Najeon Gyeongham, a lacquered box inlaid with mother-of-pearl, was shown yesterday at the National Museum of Korea after it was donated to the museum. The container of Buddhist texts decorated with peony patterns is one of only nine boxes known to exist. Korea didn’t own one before yesterday. [NEWSIS]

Korea has acquired a rare Goryeo-era lacquered box decorated with mother-of-pearl, one of only nine such boxes known to exist.

The box, known as Najeon Gyeongham, was made during the Goryeo Dynasty (918-1392). “Gyeongham” means a box that holds Buddhist texts, while “najeon” is a Korean word indicating mother-of-pearl inlays. Until this year, no such box was in Korea.

“It is very meaningful that Korea now has an item that represents the pinnacle of Goryeo-era arts,” said Kim Young-na, director general of the National Museum of Korea, which is the new home of the box.

The museum showed the box to local media yesterday.

There are nine such boxes with inlaid shells of abalone known to exist.
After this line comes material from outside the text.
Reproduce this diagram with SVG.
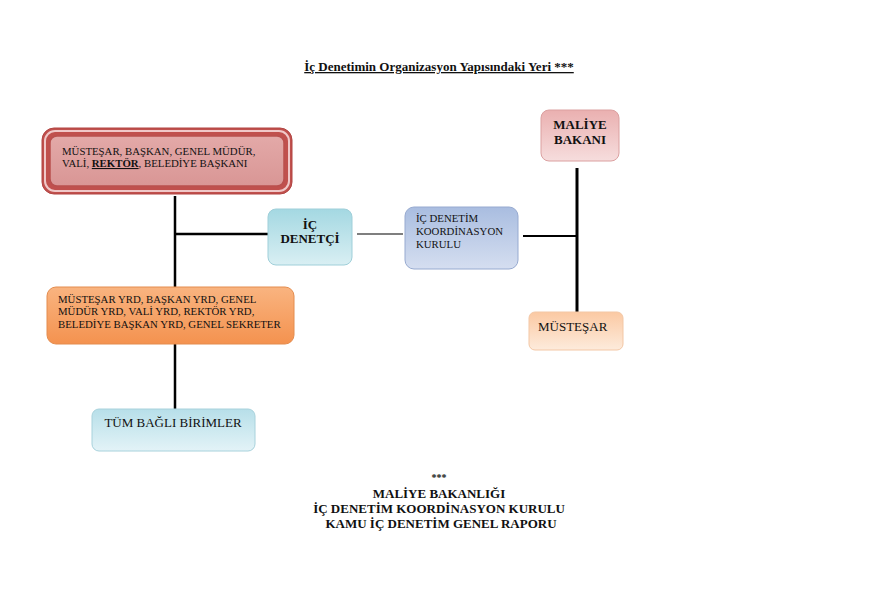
<svg xmlns="http://www.w3.org/2000/svg" width="869" height="599" viewBox="0 0 869 599" font-family="'Liberation Serif', 'DejaVu Serif', serif">
<defs>
<linearGradient id="gRed" x1="0" y1="0" x2="0" y2="1"><stop offset="0" stop-color="#e3a9a8"/><stop offset="1" stop-color="#d99695"/></linearGradient>
<linearGradient id="gCyan" x1="0" y1="0" x2="0" y2="1"><stop offset="0" stop-color="#a4d8e2"/><stop offset="1" stop-color="#d9eff3"/></linearGradient>
<linearGradient id="gBlue" x1="0" y1="0" x2="0" y2="1"><stop offset="0" stop-color="#a9bde0"/><stop offset="1" stop-color="#d5def0"/></linearGradient>
<linearGradient id="gPink" x1="0" y1="0" x2="0" y2="1"><stop offset="0" stop-color="#eab0b0"/><stop offset="1" stop-color="#f6dddd"/></linearGradient>
<linearGradient id="gOrange" x1="0" y1="0" x2="0" y2="1"><stop offset="0" stop-color="#f9b480"/><stop offset="1" stop-color="#f4924f"/></linearGradient>
<linearGradient id="gPeach" x1="0" y1="0" x2="0" y2="1"><stop offset="0" stop-color="#fbc9a3"/><stop offset="1" stop-color="#fdebdc"/></linearGradient>
<linearGradient id="gLight" x1="0" y1="0" x2="0" y2="1"><stop offset="0" stop-color="#b7dfe9"/><stop offset="1" stop-color="#e3f3f7"/></linearGradient>
</defs>
<style>
text{font-family:"Liberation Serif","DejaVu Serif",serif;fill:#111;}
.s{font-size:10.8px;}
.bc{font-weight:bold;font-size:13px;text-anchor:middle;}
.line{stroke:#000;fill:none;}
</style>
<rect width="869" height="599" fill="#fff"/>
<g id="title">
<text x="439" y="71" class="bc" style="font-size:13px;text-decoration:underline">İç Denetimin Organizasyon Yapısındaki Yeri ***</text>
</g>
<g id="connectors">
<path class="line" stroke-width="2.5" d="M175 196V287M175 234H268M175 344V409"/>
<path class="line" stroke-width="1.2" d="M357 234H403"/>
<path class="line" stroke-width="2" d="M523 236H577"/>
<path class="line" stroke-width="3" d="M577 168V312"/>
</g>
<g id="n_top">
<rect x="42" y="128" width="250" height="66" rx="12" fill="#c0504d" stroke="#b24543"/>
<rect x="45" y="131" width="244" height="60" rx="10" fill="none" stroke="#f0c8c8" stroke-width="2"/>
<rect x="50" y="136" width="234" height="50" rx="7" fill="url(#gRed)" stroke="#b9504e" stroke-width="1.5"/>
<text class="s" x="62" y="155">MÜSTEŞAR, BAŞKAN, GENEL MÜDÜR,</text>
<text class="s" x="62" y="167">VALİ, <tspan font-weight="bold" text-decoration="underline">REKTÖR</tspan>, BELEDİYE BAŞKANI</text>
</g>
<g id="n_icdenetci">
<rect x="268" y="209" width="84" height="56" rx="8" fill="url(#gCyan)" stroke="#9fcfd9"/>
<text class="bc" x="310" y="229">İÇ</text>
<text class="bc" x="310" y="243">DENETÇİ</text>
</g>
<g id="n_kurul">
<rect x="405" y="207" width="113" height="62" rx="9" fill="url(#gBlue)" stroke="#97aad0"/>
<text class="s" x="416" y="222">İÇ DENETİM</text>
<text class="s" x="416" y="235">KOORDİNASYON</text>
<text class="s" x="416" y="248">KURULU</text>
</g>
<g id="n_maliye">
<rect x="541" y="110" width="78" height="51" rx="8" fill="url(#gPink)" stroke="#dba0a0"/>
<text class="bc" x="580" y="129">MALİYE</text>
<text class="bc" x="580" y="144">BAKANI</text>
</g>
<g id="n_mustesar">
<rect x="529" y="312" width="94" height="38" rx="6" fill="url(#gPeach)" stroke="#f3c7a5"/>
<text x="538" y="331" style="font-size:13px">MÜSTEŞAR</text>
</g>
<g id="n_yrd">
<rect x="47" y="287" width="247" height="57" rx="9" fill="url(#gOrange)" stroke="#e48c4e"/>
<text class="s" x="58" y="303">MÜSTEŞAR YRD, BAŞKAN YRD, GENEL</text>
<text class="s" x="58" y="315">MÜDÜR YRD, VALİ YRD, REKTÖR YRD,</text>
<text class="s" x="58" y="328">BELEDİYE BAŞKAN YRD, GENEL SEKRETER</text>
</g>
<g id="n_tum">
<rect x="92" y="409" width="163" height="42" rx="7" fill="url(#gLight)" stroke="#a8d2dc"/>
<text x="173" y="427" text-anchor="middle" style="font-size:13px">TÜM BAĞLI BİRİMLER</text>
</g>
<g id="footer">
<text class="bc" x="439" y="481" style="font-size:10px">***</text>
<text class="bc" x="439" y="498">MALİYE BAKANLIĞI</text>
<text class="bc" x="439" y="513">İÇ DENETİM KOORDİNASYON KURULU</text>
<text class="bc" x="441" y="528">KAMU İÇ DENETİM GENEL RAPORU</text>
</g>
</svg>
Two are owned by the Tokyo National Museum and one each by the British Museum in London, the Museum of Fine Arts in Boston, the Rijksmuseum in Amsterdam, the Kitamura Museum in Kyoto and the Tokugawa Art Museum in Nagoya. The final box is in a private collection in Japan.

Due to the fine inlay work, local experts speculate that these were popular trade items in the late Goryeo to early Joseon Dynasty (1392-1910).

The ninth box was purchased from a Japanese citizen by the Friends of the National Museum of Korea, a private support group, and donated to the museum yesterday.

The box was auctioned in Japan in 2010 and a Japanese national bought it. Since then, the support group had numerous meetings with the Japanese collector to buy it.

The wooden box is about 42 centimeters (16 inches) long, 20 centimeters wide and 23 centimeters high, just large enough to store a scroll. All of the surfaces of the box feature small flower patterns of peonies, one of the most common motifs for Goryeo lacquerware, made of mother-of-pearl. One flower is as small as a fingernail and the largest surface has around 100 flowers inlaid.

“Each of the nine petals that make the shape of the peonies was separately inlaid onto the box to make a whole flower,” said Yi Yong-hee, senior conservator of the museum’s conservation science laboratory.

“Given the fact that Goryeo didn’t have any tiny fretsaws, craftsmen had to work hard to make the box and that’s how Goryeo became known for its crafts.”

There is only one other such box with peony patterns - in Kyoto, Japan. The other seven are inlaid with chrysanthemum patterns.

Goryeo craftsmen seem to have applied thin layers of lacquer before and after the patterns were inlaid onto the wooden box, according to Yi.

Local experts estimate that the box was made toward the end of the Goryeo era, sometime in 12th or 13th century. Chiseled edges make the box look smoother, a distinct feature of Goryeo-era craftsmanship.

Although a study of the box has not been completed, local experts have little doubt that it will be designated a National Treasure. As soon as the study is done, the museum will put the box on public display.